__Your instructions__
Write out each line from the data below that includes the word "this".

__Exercise data__
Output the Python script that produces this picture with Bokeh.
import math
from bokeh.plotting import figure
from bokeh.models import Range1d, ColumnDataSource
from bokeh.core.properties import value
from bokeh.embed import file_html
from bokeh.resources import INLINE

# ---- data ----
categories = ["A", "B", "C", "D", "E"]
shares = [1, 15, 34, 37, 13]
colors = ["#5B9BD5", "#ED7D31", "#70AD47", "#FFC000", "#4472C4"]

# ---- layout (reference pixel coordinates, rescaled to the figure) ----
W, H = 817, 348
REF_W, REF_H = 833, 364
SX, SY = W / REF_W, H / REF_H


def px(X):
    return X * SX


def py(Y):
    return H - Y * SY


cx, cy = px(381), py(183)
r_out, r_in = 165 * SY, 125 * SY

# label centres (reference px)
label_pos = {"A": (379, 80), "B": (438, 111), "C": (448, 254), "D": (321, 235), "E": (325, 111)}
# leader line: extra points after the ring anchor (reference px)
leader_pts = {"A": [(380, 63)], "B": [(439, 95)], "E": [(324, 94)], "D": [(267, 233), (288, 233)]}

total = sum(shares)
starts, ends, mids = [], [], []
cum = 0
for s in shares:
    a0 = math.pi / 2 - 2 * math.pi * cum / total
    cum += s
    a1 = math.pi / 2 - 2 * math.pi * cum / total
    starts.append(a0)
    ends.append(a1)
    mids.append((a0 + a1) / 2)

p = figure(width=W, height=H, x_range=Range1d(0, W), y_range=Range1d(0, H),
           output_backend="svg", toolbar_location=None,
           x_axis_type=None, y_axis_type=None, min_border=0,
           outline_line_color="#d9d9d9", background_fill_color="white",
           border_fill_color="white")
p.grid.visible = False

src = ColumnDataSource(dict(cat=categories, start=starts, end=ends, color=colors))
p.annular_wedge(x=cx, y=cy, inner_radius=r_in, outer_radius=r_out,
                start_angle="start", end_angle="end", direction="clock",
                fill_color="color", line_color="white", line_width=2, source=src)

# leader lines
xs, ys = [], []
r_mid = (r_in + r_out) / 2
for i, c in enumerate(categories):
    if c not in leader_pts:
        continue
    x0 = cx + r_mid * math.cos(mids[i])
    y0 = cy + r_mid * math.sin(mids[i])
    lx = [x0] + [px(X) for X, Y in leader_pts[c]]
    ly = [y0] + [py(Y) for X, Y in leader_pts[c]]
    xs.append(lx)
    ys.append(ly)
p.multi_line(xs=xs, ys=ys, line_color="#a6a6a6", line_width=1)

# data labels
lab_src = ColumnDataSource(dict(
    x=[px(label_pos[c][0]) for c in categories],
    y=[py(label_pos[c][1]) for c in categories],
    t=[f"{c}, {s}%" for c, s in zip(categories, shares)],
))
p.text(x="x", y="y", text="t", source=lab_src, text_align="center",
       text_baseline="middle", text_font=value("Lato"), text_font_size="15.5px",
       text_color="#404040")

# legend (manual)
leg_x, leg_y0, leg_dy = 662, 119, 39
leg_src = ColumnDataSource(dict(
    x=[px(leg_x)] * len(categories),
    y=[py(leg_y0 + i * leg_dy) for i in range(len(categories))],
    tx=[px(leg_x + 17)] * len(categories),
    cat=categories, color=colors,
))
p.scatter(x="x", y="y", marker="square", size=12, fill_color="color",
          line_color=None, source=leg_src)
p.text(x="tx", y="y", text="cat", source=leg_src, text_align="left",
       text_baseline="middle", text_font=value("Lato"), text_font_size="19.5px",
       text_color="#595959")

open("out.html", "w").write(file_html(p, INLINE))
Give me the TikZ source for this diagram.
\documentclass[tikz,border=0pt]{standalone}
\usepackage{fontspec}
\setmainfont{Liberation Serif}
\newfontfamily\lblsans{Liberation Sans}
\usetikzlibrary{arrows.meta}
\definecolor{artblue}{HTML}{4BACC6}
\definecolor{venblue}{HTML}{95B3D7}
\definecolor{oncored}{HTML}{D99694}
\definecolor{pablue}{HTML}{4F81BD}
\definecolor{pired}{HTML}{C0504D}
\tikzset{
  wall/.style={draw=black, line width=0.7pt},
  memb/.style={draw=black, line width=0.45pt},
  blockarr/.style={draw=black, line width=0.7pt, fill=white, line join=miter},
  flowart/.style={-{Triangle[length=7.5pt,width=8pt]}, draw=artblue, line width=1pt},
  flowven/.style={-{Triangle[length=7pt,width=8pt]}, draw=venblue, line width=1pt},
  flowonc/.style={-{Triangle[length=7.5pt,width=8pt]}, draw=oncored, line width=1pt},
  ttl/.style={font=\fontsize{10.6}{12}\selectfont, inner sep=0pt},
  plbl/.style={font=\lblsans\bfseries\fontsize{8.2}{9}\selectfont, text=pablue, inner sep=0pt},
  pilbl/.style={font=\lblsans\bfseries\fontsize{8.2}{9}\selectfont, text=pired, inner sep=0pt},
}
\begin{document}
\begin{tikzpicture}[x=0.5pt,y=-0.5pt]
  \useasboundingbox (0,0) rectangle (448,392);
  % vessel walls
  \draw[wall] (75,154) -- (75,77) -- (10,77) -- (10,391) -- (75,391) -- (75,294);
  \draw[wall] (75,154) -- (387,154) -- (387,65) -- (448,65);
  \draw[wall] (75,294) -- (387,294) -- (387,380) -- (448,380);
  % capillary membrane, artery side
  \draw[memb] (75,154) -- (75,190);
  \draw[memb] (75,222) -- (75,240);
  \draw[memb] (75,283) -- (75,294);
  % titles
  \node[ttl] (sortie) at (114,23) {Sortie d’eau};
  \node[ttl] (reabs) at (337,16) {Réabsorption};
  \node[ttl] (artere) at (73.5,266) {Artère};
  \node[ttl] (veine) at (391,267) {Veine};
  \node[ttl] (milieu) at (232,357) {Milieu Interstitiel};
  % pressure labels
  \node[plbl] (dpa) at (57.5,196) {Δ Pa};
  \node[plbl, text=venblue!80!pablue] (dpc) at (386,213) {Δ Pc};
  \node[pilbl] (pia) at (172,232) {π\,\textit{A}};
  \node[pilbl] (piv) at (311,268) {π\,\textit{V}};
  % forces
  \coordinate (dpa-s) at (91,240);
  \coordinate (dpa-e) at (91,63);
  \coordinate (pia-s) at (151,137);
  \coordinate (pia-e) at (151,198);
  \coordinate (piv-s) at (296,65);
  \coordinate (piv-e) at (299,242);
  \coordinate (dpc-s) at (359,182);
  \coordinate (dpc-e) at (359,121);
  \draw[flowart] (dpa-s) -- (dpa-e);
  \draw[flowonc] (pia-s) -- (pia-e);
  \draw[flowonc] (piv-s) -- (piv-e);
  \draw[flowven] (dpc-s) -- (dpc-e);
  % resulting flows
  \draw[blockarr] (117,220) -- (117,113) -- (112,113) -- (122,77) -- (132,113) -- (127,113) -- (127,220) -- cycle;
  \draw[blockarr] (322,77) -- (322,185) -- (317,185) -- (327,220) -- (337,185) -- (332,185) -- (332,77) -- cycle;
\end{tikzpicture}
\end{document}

__The solution__
Output the Python script that produces this picture with Bokeh.
Give me the TikZ source for this diagram.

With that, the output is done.